Which is why it's not just ethically wrong but also illegal in many countries. Why the US allowing such behavior is beyond me.

2 comments

It is not legal in the US. If you're being paid to show or use something and there's no reasonable expectation that you would be, it must be disclosed. The FTC has guidelines on this and has gotten involved in the larger cases of this happening (such as the CS:Go skin gambling scandal where big streamers were being paid to stream gambling on the site, often a fake version with no actual risk and/or distorted rewards). You'll find most larger 'influencers' are aware of this and take steps to mention when something is sponsored, but there's a huge number of smaller ones where there's little enforcement.
There's also a more charitable interpretation though. It's not clear to me that the lack of disclosure benefited Musk.

Compare these two sequences of events:

1 - Initial purchase followed by disclosure followed by promotion

2 - Initial purchase followed by promotion followed by disclosure

In either case, Musk bought BTC at around 35k.

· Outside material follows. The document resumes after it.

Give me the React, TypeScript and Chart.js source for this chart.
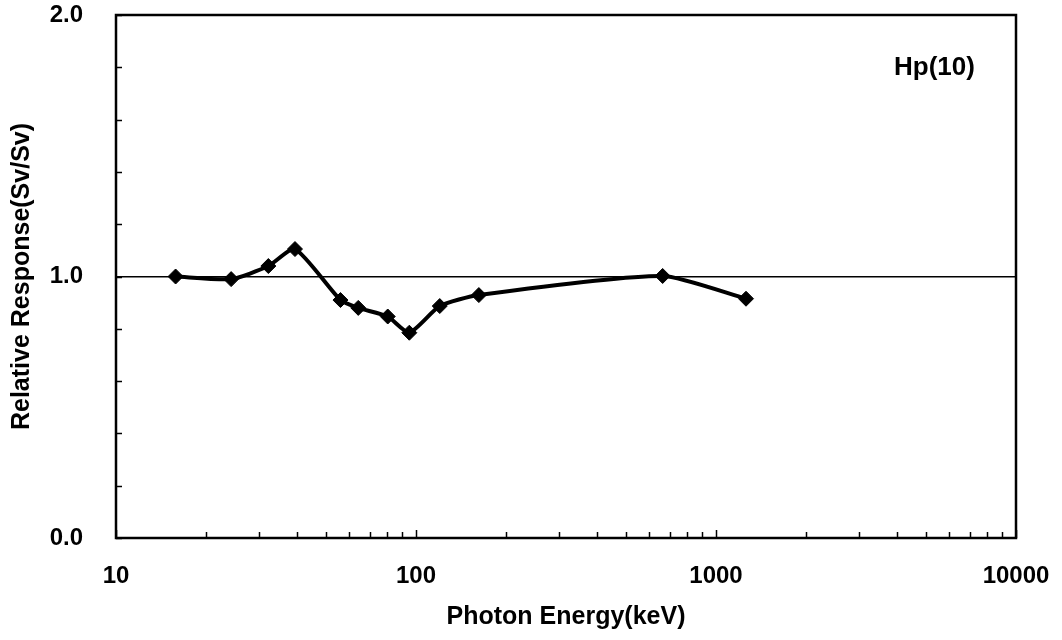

Do we have reason to think that the BTC price is higher now because Musk followed path (2) than (1)? It's not clear to me that that's the case here. And if it's not the case, then why on a first principles basis are we upset?

I agree though that "best practice" is to disclose upfront, if for little other reason than pump and dumpers (which Musk is not) have muddied the waters and this has become a generally good tradition to uphold as a result.